PORTLAND – It’s indicative of the size of the field for next month’s mayoral election that a forum at Deering High School next week will be held in the gym.

“We can’t hold all the candidates in one room,” said Kirsten Platt, a history teacher at the high school, adding that the 15 candidates will be given a time limit for answering questions from students during a one-hour class period on Thursday, Oct. 20.

“It will literally be like 40 seconds and then they will be asked to sit down,” she said. “It will be very strict.”

She said a strictly enforced time limit will also fend off any charges of partiality, given that one of the candidates will have home-field advantage: Markos Miller teaches Spanish at the school.

For the forum, Platt said she suggested that the students research the candidates, find out what issues they’ve said are a priority and then focus their questions on those matters.

The students in her two classes that are participating are sophomores, so it’s unlikely any are old enough to vote. But with the focus on the candidates, the issues and the ranked-choice voting method that will be used Nov. 8, the students will “be able to explain to their parents who to vote for and how to vote,” Platt said.

Platt said her students researched the city’s decision to ditch popular elections for mayor in 1923 after a Ku Klux Klan-backed campaign, tinged with anti-Catholic and anti-Jewish sentiments, to get rid of the position. They also looked into last year’s charter change that brought back the full-time job, with voters — not the City Council — picking a mayor.

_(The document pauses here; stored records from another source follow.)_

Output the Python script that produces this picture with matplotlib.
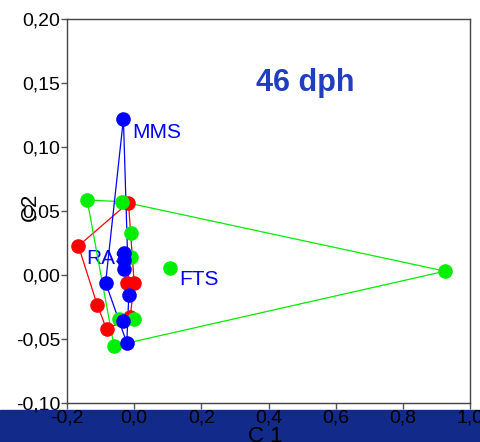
import matplotlib
matplotlib.use("Agg")
import matplotlib.pyplot as plt
from matplotlib.patches import Rectangle
from matplotlib.ticker import FuncFormatter

plt.rcParams["font.family"] = ["Liberation Sans", "DejaVu Sans"]

# C1 / C2 scores per group (46 dph)
RED_X = [-0.017, -0.166, -0.110, -0.082, -0.022, 0.000, -0.012]
RED_Y = [0.0565, 0.0227, -0.0234, -0.0424, -0.0065, -0.0060, -0.0330]
GREEN_X = [-0.140, -0.037, -0.010, -0.010, 0.107, -0.044, -0.001, -0.060, 0.926]
GREEN_Y = [0.0586, 0.0573, 0.0326, 0.0143, 0.0052, -0.0340, -0.0340, -0.0555, 0.0030]
BLUE_X = [-0.032, -0.029, -0.029, -0.029, -0.085, -0.016, -0.032, -0.022]
BLUE_Y = [0.122, 0.017, 0.012, 0.005, -0.006, -0.016, -0.036, -0.053]


def hull(xs, ys):
    pts = sorted(set(zip(xs, ys)))
    def cross(o, a, b):
        return (a[0]-o[0])*(b[1]-o[1]) - (a[1]-o[1])*(b[0]-o[0])
    lo, up = [], []
    for p in pts:
        while len(lo) >= 2 and cross(lo[-2], lo[-1], p) <= 0:
            lo.pop()
        lo.append(p)
    for p in reversed(pts):
        while len(up) >= 2 and cross(up[-2], up[-1], p) <= 0:
            up.pop()
        up.append(p)
    h = lo[:-1] + up[:-1]
    h.append(h[0])
    return [p[0] for p in h], [p[1] for p in h]


fig = plt.figure(figsize=(4.81, 4.42), dpi=100)
band = Rectangle((0, 0), 1, 32/442, transform=fig.transFigure, color="#122a8a", zorder=-5)
fig.patches.append(band)
ax = fig.add_axes([67/481, 1-403/442, 403/481, 384/442])
ax.set_zorder(2)

COLS = {"red": "#ff0000", "green": "#00ee00", "blue": "#0000ff"}
for key, xs, ys in [("red", RED_X, RED_Y), ("green", GREEN_X, GREEN_Y), ("blue", BLUE_X, BLUE_Y)]:
    hx, hy = hull(xs, ys)
    ax.plot(hx, hy, color=COLS[key], lw=0.9, zorder=2)
    ax.plot(xs, ys, "o", color=COLS[key], ms=10.5, mec="none", zorder=4)

ax.text(-0.032 + 0.025, 0.122 - 0.011, "MMS", color="#0000ff", fontsize=15, va="center", zorder=1)
ax.text(-0.143, 0.0125, "RAS", color="#0000ff", fontsize=15, va="center", zorder=1)
ax.text(0.107 + 0.027, -0.0035, "FTS", color="#0000ff", fontsize=15, va="center", zorder=1)

ax.text(0.51, 0.150, "46 dph", color="#1f3fbf", fontsize=22, fontweight="bold",
        ha="center", va="center")

ax.set_xlim(-0.2, 1.0)
ax.set_ylim(-0.10, 0.20)
ax.set_xticks([-0.2, 0.0, 0.2, 0.4, 0.6, 0.8, 1.0])
ax.set_yticks([-0.10, -0.05, 0.0, 0.05, 0.10, 0.15, 0.20])
ax.xaxis.set_major_formatter(FuncFormatter(lambda v, p: f"{v:.1f}".replace(".", ",")))
ax.yaxis.set_major_formatter(FuncFormatter(lambda v, p: f"{v:.2f}".replace(".", ",")))
ax.tick_params(direction="out", length=4, width=1, color="#555555", labelsize=14, pad=1)
for s in ax.spines.values():
    s.set_color("#444444")
    s.set_linewidth(1)

fig.text(265/481, 1-436/442, "C 1", fontsize=16, ha="center", va="center", zorder=3)
fig.text(30/481, 1-207/442, "C2", fontsize=16, ha="center", va="center", rotation=90, zorder=3)

fig.savefig("out.png", dpi=100)
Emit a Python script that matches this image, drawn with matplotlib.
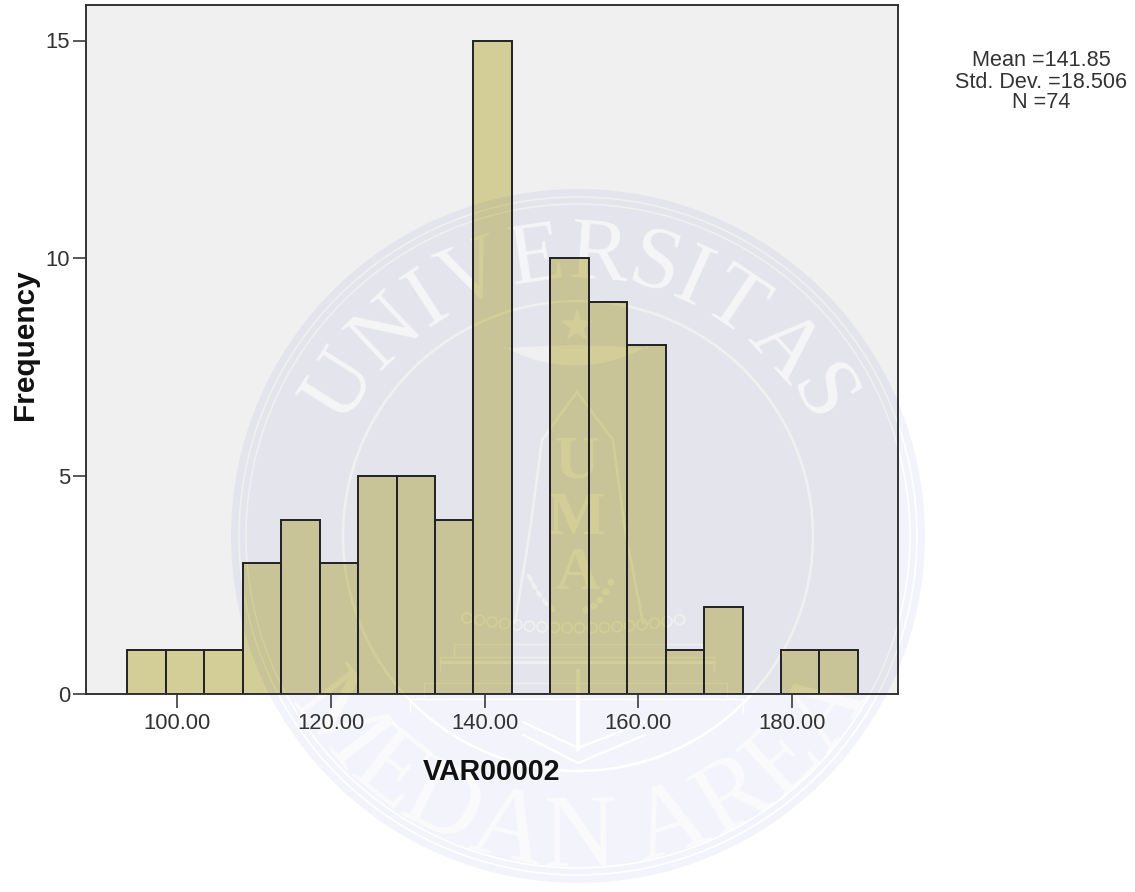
import numpy as np
import matplotlib
matplotlib.use('Agg')
import matplotlib.pyplot as plt
from matplotlib.figure import Figure
from matplotlib.backends.backend_agg import FigureCanvasAgg
from matplotlib.patches import Circle, Polygon, Ellipse
from matplotlib.path import Path
from matplotlib.textpath import TextPath
from matplotlib.font_manager import FontProperties

bin_lefts = [93.55,98.55,103.55,108.55,113.55,118.55,123.55,128.55,133.55,138.55,143.55,148.55,153.55,158.55,163.55,168.55,173.55,178.55,183.55]
counts = [1,1,1,3,4,3,5,5,4,15,0,10,9,8,1,2,0,1,1]
bin_width = 5.0
x_ticks = [100,120,140,160,180]
y_ticks = [0,5,10,15]
stats_text = "Mean =141.85\nStd. Dev. =18.506\nN =74"
x_title = "VAR00002"
y_title = "Frequency"
watermark_top = "UNIVERSITAS"
watermark_bottom = "MEDAN AREA"
watermark_center = "UMA"

plt.rcParams['font.family'] = ['Liberation Sans', 'DejaVu Sans']
W, H = 1135, 892
L, R, T, B = 86, 898, 5, 694
CX, CY, RAD = 578, 536, 347
INK = '#2b2b2b'
BAR = '#d3ce97'

def overlay_axes(fig, z):
    a = fig.add_axes([0, 0, 1, 1], facecolor='none', zorder=z)
    a.set_xlim(0, W); a.set_ylim(H, 0); a.axis('off')
    return a

def letters(a, txt, rb, start, end, size, bottom, **kw):
    fp = FontProperties(family='Liberation Serif', size=size)
    widths = [TextPath((0, 0), c, prop=fp).get_extents().width if c != ' ' else size*0.12 for c in txt]
    adv = np.array(widths) + size*0.1
    edges = np.concatenate([[0], np.cumsum(adv)])
    mids = (edges[:-1] + edges[1:]) / 2 / edges[-1]
    for c, m in zip(txt, mids):
        if c == ' ':
            continue
        ang = start + (end - start) * m
        r = np.deg2rad(ang)
        a.text(CX + rb*np.cos(r), CY - rb*np.sin(r), c, fontsize=size, family='Liberation Serif',
               rotation=ang + 90 if bottom else ang - 90, rotation_mode='anchor',
               ha='center', va='baseline', **kw)

def all_letters(a, **kw):
    letters(a, watermark_top, 258, 155, 25, 64, False, **kw)
    letters(a, watermark_bottom, 330, 210, 332, 74, True, **kw)
    for c, y in zip(watermark_center, [478, 534, 589]):
        a.text(577, y, c, fontsize=44, family='Liberation Serif', fontweight='bold',
               ha='center', va='baseline', **kw)

def draw_decor(a):
    k = 'black'
    for rr, lw in [(339, 1.1), (332, 1.1), (235, 1.8)]:
        a.add_patch(Circle((CX, CY), rr, fc='none', ec=k, lw=lw))
    t = np.linspace(0, 2*np.pi, 11)[:-1] + np.pi/2
    rad = np.where(np.arange(10) % 2 == 0, 17, 7)
    a.add_patch(Polygon(np.c_[577 + rad*np.cos(t), 326 - rad*np.sin(t)], fc=k, ec='none'))
    xs = np.linspace(-72, 72, 40)
    a.fill_between(575 + xs, 345 + 3*(xs/72)**2, 365 - 19*(xs/72)**2, color=k, lw=0)
    a.plot([515, 530, 542, 577, 613, 625, 643], [623, 530, 440, 392, 440, 530, 623], color=k, lw=1.8)
    xc = np.arange(467, 692, 12.5)
    for x in xc:
        a.add_patch(Circle((x, 618 + 10*(1 - ((x-578)/111)**2)), 5, fc='none', ec=k, lw=1.2))
    for (x0, x1, y) in [(454, 702, 644), (440, 714, 657), (424, 727, 683), (410, 743, 699)]:
        a.plot([x0, x1, x1], [y, y, y+13], color=k, lw=1.0)
        a.plot([x0, x0], [y, y+13], color=k, lw=1.0)
    a.plot([442, 714], [662, 662], color=k, lw=2.2)
    a.plot([578, 578], [671, 749], color=k, lw=3)
    a.plot([523, 578, 645], [735, 763, 735], color=k, lw=1.5)
    a.plot([523, 578, 645], [722, 748, 722], color=k, lw=1.5)
    for x, y in [(600, 600), (606, 592), (611, 582), (594, 606), (586, 610)]:
        a.add_patch(Circle((x, y), 3.5, fc=k, ec='none'))
    for x, y in [(530, 578), (534, 586), (539, 594), (545, 602), (552, 608)]:
        a.add_patch(Ellipse((x, y), 4, 9, angle=-35, fc=k, ec='none'))

def hole_mask(with_letters):
    f = Figure(figsize=(W/100, H/100), dpi=100, facecolor='black')
    FigureCanvasAgg(f)
    a = f.add_axes([0, 0, 1, 1], facecolor='black')
    a.set_xlim(0, W); a.set_ylim(H, 0); a.axis('off')
    a.add_patch(Circle((CX, CY), RAD, fc='white', ec='none'))
    f.canvas.draw()
    disc = np.asarray(f.canvas.buffer_rgba())[..., 0].astype(float) / 255
    f2 = Figure(figsize=(W/100, H/100), dpi=100, facecolor='white')
    FigureCanvasAgg(f2)
    b = f2.add_axes([0, 0, 1, 1], facecolor='white')
    b.set_xlim(0, W); b.set_ylim(H, 0); b.axis('off')
    draw_decor(b)
    if with_letters:
        all_letters(b, color='black')
    f2.canvas.draw()
    keep = np.asarray(f2.canvas.buffer_rgba())[..., 0].astype(float) / 255
    rgba = np.zeros((H, W, 4))
    rgba[..., 2] = 170/255
    rgba[..., 3] = 0.05 * disc * keep
    return rgba

fig = plt.figure(figsize=(W/100, H/100), dpi=100, facecolor='white')
rect = [L/W, 1-B/H, (R-L)/W, (B-T)/H]
bg = fig.add_axes(rect, facecolor='#f0f0f0', zorder=0)
bg.set_xticks([]); bg.set_yticks([])
for s in bg.spines.values():
    s.set_visible(False)

back = overlay_axes(fig, 1)
back.imshow(hole_mask(False), extent=(0, W, H, 0), interpolation='none', aspect='auto')
back.set_xlim(0, W); back.set_ylim(H, 0)
all_letters(back, color='white', alpha=0.65)

ax = fig.add_axes(rect, zorder=2)
ax.patch.set_visible(False)
x0 = 177.0; sx = 7.69
ax.set_xlim(100-(x0-L)/sx, 100+(R-x0)/sx)
sy = (694-40.5)/15.0
ax.set_ylim(0, (694-T)/sy)
bars = ax.bar(bin_lefts, counts, width=bin_width, align='edge', color=BAR, edgecolor='#222222', linewidth=1.4, zorder=2)
ax.set_xticks(x_ticks, [f"{v:.2f}" for v in x_ticks])
ax.set_yticks(y_ticks, [str(v) for v in y_ticks])
ax.tick_params(axis='x', labelsize=15.8, length=10, width=1.1, color=INK, labelcolor='#333333', pad=4)
ax.tick_params(axis='y', labelsize=15.8, length=9.5, width=1.1, color=INK, labelcolor='#333333', pad=2)
for s in ax.spines.values():
    s.set_color('#333333'); s.set_linewidth(1.4)

front = overlay_axes(fig, 3)
im = front.imshow(hole_mask(True), extent=(0, W, H, 0), interpolation='none', aspect='auto')
front.set_xlim(0, W); front.set_ylim(H, 0)
clip = Path.make_compound_path(*[p.get_path().transformed(p.get_patch_transform()) for p in bars if p.get_height() > 0])
im.set_clip_path(clip, ax.transData)

fig.text(492/W, 1-772/H, x_title, fontsize=20.6, fontweight='bold', ha='center', va='center', color='#111111', zorder=5)
fig.text(25/W, 1-345/H, y_title, fontsize=21.4, fontweight='bold', rotation=90, ha='center', va='center', color='#111111', zorder=5)
fig.text(1041/W, 1-82/H, stats_text, fontsize=15.6, ha='center', va='center', color='#333333', linespacing=1.0, zorder=5)
fig.savefig('out.png', dpi=100)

“They, like many Portland voters, are wondering, ‘OK, so what does the mayor do and why is this important?’ ” she said.

The forum is a natural outgrowth of the classes, which focus on the Constitution when not researching Portland’s mayoral campaign, Platt said.

She noted that the founders apparently never considered anything other than one man, one vote when drafting that document.

“There’s no ranked-choice voting in there,” she said. “There’s no voting in there at all, in fact,” Platt added, pointing out that the Constitution didn’t mandate popular elections for any federal offices.


Until last Friday, mild-mannered Markos Miller hadn’t taken many swings — if any — at his 14 mayoral opponents. That changed Friday.

Miller held a press conference at Lincoln Park to discuss the redesigning of the Franklin Street Arterial, a project he has spearheaded in the city.

During the press conference, he criticized some of his opponents for talking the talk, but not walking the walk.

He pointed out that City Councilor and incumbent Mayor Nick Mavodones promised at his inauguration to have community-input meetings across the city. That never happened, Miller said.

He also criticized Ethan Strimling for describing the mayor’s position as a “CEO-type position.”

“It’s not a CEO-type position,” he said. “The mayor won’t have the powers a (chief executive officer) has. The mayor will only be successful through consensus-building.”

Miller said Jed Rathband has talked about the need for community engagement, but hasn’t actually done much himself.

“I think it’s fair to look at people’s records,” Miller said, “and see if they match up with what the candidates say about themselves. I hope voters do that with all of us.”

In addition to being a Spanish teacher, Miller is a community organizer. He led the community-input processes for the redevelopment of the former Adams School, and the soon-to-be built pedestrian and bike connector linking the Back Cove Trail to Bayside.

He’s running on the promise of better community engagement by city government.


Endorsements are continuing to roll in and former state Sen. Michael Brennan claims he’s ahead on that score.

“I’m the only candidate to be endorsed by the League of Young Voters, the teachers (the Portland Education Association) and Portland Tomorrow,” he said.

Two of those endorsements came Tuesday. Brennan was backed by Portland Tomorrow, a group of city leaders including several members of the charter commission that created the elected mayor’s post. He also was supported by the education association, which picked current Mayor Nicholas Mavodones — who’s married to a Portland school principal — as its top choice.

The association endorsed Brennan as its second choice, Miller third and Ethan Strimling, on leave as head of LearningWorks, an at-risk youth education group, as its fourth choice.

Portland Tomorrow had been expected to endorse several candidates, but couldn’t agree on anyone other than Brennan, said Pam Plumb, a former councilor and mayor herself and member of the group’s 10-person steering committee.

The committee interviewed all 15 candidates and very quickly settled on Brennan as the top choice, Plumb said.

“It became more complicated after that,” she said. “There are a lot of choices out there in this pack and it became more difficult to make a collective decision.” Plumb noted that the group’s endorsement included a note encouraging voters to educate themselves on the issues and rank at least five or six choices, even if Portland Tomorrow couldn’t come to a consensus after one candidate.

In ranked-choice voting, the lowest vote-getter is dropped after each round of tallying and the second-choice votes cast by that candidate’s supporters are allocated to other candidates. The process continues until one candidate has at least 50 percent plus one of the remaining ballots.

Plumb said voters who only select one candidate — or even two or three — run the risk of not having their ballots count if all their choices are knocked out.

“It’s almost inconceivable that anyone will get 50 percent plus one on the first ballot,” Plumb said.